My Lords, it would appear that what the noble Lord has enunciated this afternoon will require an Act of Parliament. It also appears that, in anticipation of that Act of Parliament, the Government will proceed on certain lines. This seems to me to be a remarkable course. What the noble Lord has enunciated seems to be a reasonable proposition. But would he not agree that, if we can have the debate first and if Parliament can examine these matters, the great advantage is that that occasion also provides an opportunity for ordinary people and a variety of associations to submit their observations and to write to Members of the other House and to Members of this House, which then helps us all to contribute to what might be proposed?

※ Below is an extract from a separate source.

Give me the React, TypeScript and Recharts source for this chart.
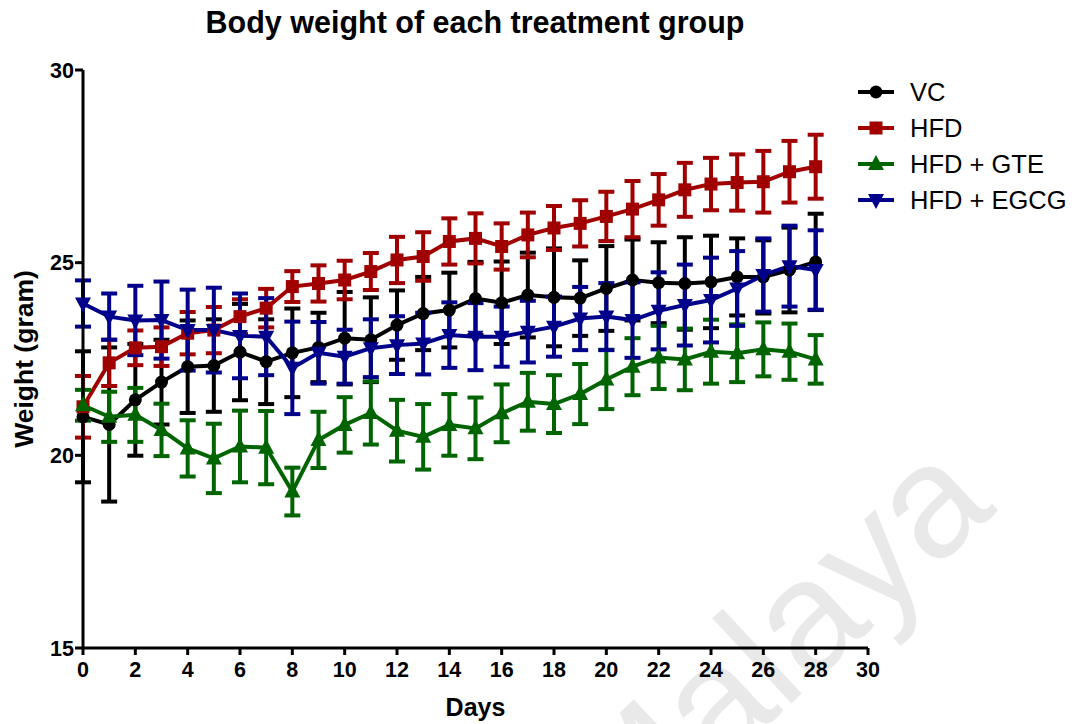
import React from 'react';
import { LineChart, Line, XAxis, YAxis, ErrorBar, Label } from 'recharts';

const days = [0, 1, 2, 3, 4, 5, 6, 7, 8, 9, 10, 11, 12, 13, 14, 15, 16, 17, 18, 19, 20, 21, 22, 23, 24, 25, 26, 27, 28];

const vc = [21.0, 20.8, 21.44, 21.9, 22.3, 22.33, 22.68, 22.43, 22.66, 22.8, 23.04, 23.0, 23.38, 23.68, 23.77, 24.07, 23.96, 24.16, 24.1, 24.08, 24.33, 24.55, 24.48, 24.46, 24.5, 24.63, 24.63, 24.81, 25.02];
const vcSem = [1.7, 2.0, 1.45, 1.1, 1.2, 1.2, 1.25, 1.1, 1.15, 0.9, 1.2, 1.1, 0.9, 0.95, 0.97, 0.95, 1.07, 1.1, 1.27, 0.98, 1.1, 1.05, 1.05, 1.2, 1.2, 1.0, 0.95, 1.1, 1.25];

const hfd = [21.26, 22.4, 22.79, 22.82, 23.17, 23.25, 23.6, 23.82, 24.38, 24.46, 24.55, 24.77, 25.07, 25.16, 25.55, 25.63, 25.42, 25.72, 25.9, 26.02, 26.2, 26.39, 26.63, 26.89, 27.04, 27.08, 27.1, 27.36, 27.49];
const hfdSem = [0.8, 0.6, 0.45, 0.5, 0.55, 0.6, 0.45, 0.5, 0.4, 0.47, 0.5, 0.48, 0.6, 0.63, 0.6, 0.65, 0.6, 0.58, 0.57, 0.6, 0.64, 0.73, 0.67, 0.7, 0.68, 0.73, 0.8, 0.8, 0.83];

const gte = [21.3, 21.0, 21.05, 20.66, 20.18, 19.92, 20.23, 20.2, 19.06, 20.4, 20.79, 21.1, 20.64, 20.48, 20.79, 20.7, 21.09, 21.39, 21.33, 21.59, 21.97, 22.3, 22.54, 22.49, 22.69, 22.65, 22.75, 22.69, 22.49];
const gteSem = [0.4, 0.65, 0.7, 0.68, 0.73, 0.9, 0.93, 0.95, 0.62, 0.73, 0.72, 0.82, 0.8, 0.85, 0.8, 0.8, 0.75, 0.75, 0.75, 0.78, 0.77, 0.74, 0.82, 0.8, 0.83, 0.75, 0.7, 0.73, 0.63];

const egcg = [23.94, 23.6, 23.5, 23.51, 23.25, 23.25, 23.1, 23.08, 22.27, 22.66, 22.56, 22.78, 22.86, 22.9, 23.12, 23.08, 23.08, 23.21, 23.34, 23.55, 23.6, 23.51, 23.75, 23.9, 24.03, 24.33, 24.68, 24.91, 24.81];
const egcgSem = [0.6, 0.6, 0.9, 1.0, 1.05, 1.1, 1.1, 1.0, 1.2, 0.8, 0.7, 0.75, 0.75, 0.8, 0.85, 0.87, 0.78, 0.8, 0.78, 0.82, 0.87, 0.98, 1.0, 1.05, 1.1, 0.97, 0.95, 1.05, 1.03];

const xTicks = [0, 2, 4, 6, 8, 10, 12, 14, 16, 18, 20, 22, 24, 26, 28, 30];
const yTicks = [15, 20, 25, 30];

const seriesNames = ['VC', 'HFD', 'HFD + GTE', 'HFD + EGCG'];
const colors = ['#000000', '#a00000', '#006400', '#00008b'];
const shapes = ['circle', 'square', 'triUp', 'triDown'];

const data = days.map((d, i) => ({
  day: d,
  vc: vc[i], vcErr: vcSem[i],
  hfd: hfd[i], hfdErr: hfdSem[i],
  gte: gte[i], gteErr: gteSem[i],
  egcg: egcg[i], egcgErr: egcgSem[i],
}));

const FONT = 'Arial, "Liberation Sans", Helvetica, sans-serif';

function Marker({ shape, cx, cy, color }: { shape: string; cx: number; cy: number; color: string }) {
  if (shape === 'circle') return <circle cx={cx} cy={cy} r={6.5} fill={color} />;
  if (shape === 'square') return <rect x={cx - 6.5} y={cy - 6.5} width={13} height={13} fill={color} />;
  if (shape === 'triUp') return <polygon points={`${cx},${cy - 9} ${cx - 8},${cy + 6} ${cx + 8},${cy + 6}`} fill={color} />;
  return <polygon points={`${cx},${cy + 9} ${cx - 8},${cy - 6} ${cx + 8},${cy - 6}`} fill={color} />;
}

const makeDot = (shape: string, color: string) => (props: any) => {
  const { cx, cy, index } = props;
  if (cx == null || cy == null) return <g key={`e-${shape}-${index}`} />;
  return (
    <g key={`d-${shape}-${index}`}>
      <Marker shape={shape} cx={cx} cy={cy} color={color} />
    </g>
  );
};

const XTick = (props: any) => {
  const { x, y, payload } = props;
  return (
    <text x={x} y={y + 20} textAnchor="middle" fontFamily={FONT} fontWeight="bold" fontSize={21.5} fill="#000">
      {payload.value}
    </text>
  );
};

const YTick = (props: any) => {
  const { x, y, payload } = props;
  return (
    <text x={x + 1} y={y + 7.5} textAnchor="end" fontFamily={FONT} fontWeight="bold" fontSize={21.5} fill="#000">
      {payload.value}
    </text>
  );
};

const LegendBox = () => (
  <div style={{ position: 'absolute', left: 856, top: 74, width: 220, fontFamily: FONT }}>
    {seriesNames.map((n, i) => (
      <div key={n} style={{ display: 'flex', alignItems: 'center', height: 36 }}>
        <svg width={40} height={24} style={{ marginRight: 14 }}>
          <line x1={2} y1={12} x2={38} y2={12} stroke={colors[i]} strokeWidth={4} />
          <Marker shape={shapes[i]} cx={20} cy={12} color={colors[i]} />
        </svg>
        <span style={{ fontSize: 25.5, color: '#000' }}>{n}</span>
      </div>
    ))}
  </div>
);

export default function App() {
  const keys = ['vc', 'hfd', 'gte', 'egcg'];
  return (
    <div style={{ position: 'absolute', left: 0, top: 0, width: 1076, height: 724, background: '#fff', overflow: 'hidden', fontFamily: FONT }}>
      <div
        style={{
          position: 'absolute', left: 772, top: 646, transform: 'translate(-50%, -50%) rotate(-43deg)',
          fontFamily: FONT, fontSize: 160, lineHeight: 1, color: '#e9e9e9', whiteSpace: 'nowrap',
        }}
      >
        Malaya
      </div>
      <div
        style={{
          position: 'absolute', left: 475, top: 4, transform: 'translateX(-50%)', whiteSpace: 'nowrap',
          fontFamily: FONT, fontWeight: 'bold', fontSize: 30.5, lineHeight: '36px', color: '#000',
        }}
      >
        Body weight of each treatment group
      </div>
      <LegendBox />
      <div style={{ position: 'absolute', left: 0, top: 0 }}>
        <LineChart width={1076} height={724} data={data} margin={{ top: 70, right: 208, bottom: 46, left: 23 }}>
          <XAxis
            type="number"
            dataKey="day"
            domain={[0, 30]}
            ticks={xTicks}
            interval={0}
            height={30}
            axisLine={{ stroke: '#000', strokeWidth: 3 }}
            tickLine={{ stroke: '#000', strokeWidth: 3 }}
            tickSize={7}
            tick={<XTick />}
          >
            <Label
              content={(p: any) => {
                const vb = p.viewBox || { x: 83, y: 648, width: 785 };
                return (
                  <text x={vb.x + vb.width / 2} y={716} textAnchor="middle" fontFamily={FONT} fontWeight="bold" fontSize={25} fill="#000">
                    Days
                  </text>
                );
              }}
            />
          </XAxis>
          <YAxis
            type="number"
            domain={[15, 30]}
            ticks={yTicks}
            interval={0}
            width={60}
            axisLine={{ stroke: '#000', strokeWidth: 3 }}
            tickLine={{ stroke: '#000', strokeWidth: 3 }}
            tickSize={8}
            tick={<YTick />}
          >
            <Label
              content={(p: any) => {
                const vb = p.viewBox || { y: 70, height: 578 };
                const cy = vb.y + vb.height / 2;
                return (
                  <text x={24} y={cy} transform={`rotate(-90, 24, ${cy})`} textAnchor="middle" dominantBaseline="central" fontFamily={FONT} fontWeight="bold" fontSize={26.5} fill="#000">
                    Weight (gram)
                  </text>
                );
              }}
            />
          </YAxis>
          {keys.map((k, i) => (
            <Line
              key={k}
              type="linear"
              dataKey={k}
              name={seriesNames[i]}
              stroke={colors[i]}
              strokeWidth={4}
              dot={makeDot(shapes[i], colors[i])}
              activeDot={false}
              isAnimationActive={false}
            >
              <ErrorBar dataKey={`${k}Err`} direction="y" width={8} strokeWidth={4} stroke={colors[i]} />
            </Line>
          ))}
        </LineChart>
      </div>
    </div>
  );
}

Would he not agree that such a proposal might be submitted to his right honourable friend for consideration?

Lord Elton

My Lords, the device of having interim arrangements in advance of legislation was recommended in the Hunt Report. As the noble Lord suggests, the House will have an opportunity to debate the matter before the interim arrangements are brought into effect. This will provide an opportunity for what the noble Lord refers to as ordinary people to bring matters to our attention. My own view is that both Houses of Parliament are full of ordinary people.

Lord Glenkinglas

My Lords—

Lord Denham

My Lords, if my noble friend will give way, the noble Lord, Lord Annan, has been trying to speak for some time. May I suggest that we hear the noble Lord, Lord Annan, first and then my noble friend Lord Glenkinglas.

Lord Annan

My Lords, is the Minister aware that some people will welcome his statement that experiments are to take place, because it is very likely that these experiments will make for better legislation when the time actually comes to pass a Bill through Parliament? However, I should like to ask the noble Lord two questions. Do I infer from this Statement that it is now possible for any system of transmitting cable television to be used—for instance, tree and branch as well as star, and any other system? Secondly, is there anything in the White Paper which will specifically hold out hope to British industry, which is interested in the laying of either co-axial cable or fibreglass cable, that such firms will receive some preferential treatment in being allowed to develop these systems?

Lord Elton

My Lords, I am grateful for the support of the noble Lord, Lord Annan, for the idea of having experiments in advance. On the question of the technology, which I rather hoped the noble Lord would not lead me into, I can say that all underground ducts will have to be laid in a star configuration, but tree and branch, or switched topologies, will be allowed. This obviously means more to some people than to others!

Lord Glenkinglas

My Lords, will my noble friend accept that I think his ideas on cable television are very good? Will he also accept that before the debate takes place someone on the Government Benches should be prepared to explain why it is that all these new channels, such as Channel 4, are splendid for people who live in towns but are absolutely useless to a comparatively small number of the population, who have great difficulty in getting television at all?

Lord Elton

My Lords, this is a subject to which doubtless my noble friend will return in the course of the debate.

Lord Ardwick

My Lords, can the noble Lord tell us whether the Government have any idea about the time-span involved? How long is likely to elapse before cable becomes a substantial competitor of the BBC and ITV?

Lord Elton

My Lords, indeed, that would be looking into the crystal ball. I cannot tell your Lordships the extent to which or the rate at which what is experimental will become successful. What I can tell your Lordships is that the Government believe that this is an important area, not only for entertainment, which we believe is the necessary infrastructure to provide the paths through which information can pass, but also for a later generation of technological developments, such as that to which the noble Lord, Lord Winstanley, was alluding when he spoke about interactive services, which, to use an Americanism in what we hope will be predominantly a British enterprise, is a whole new ball game.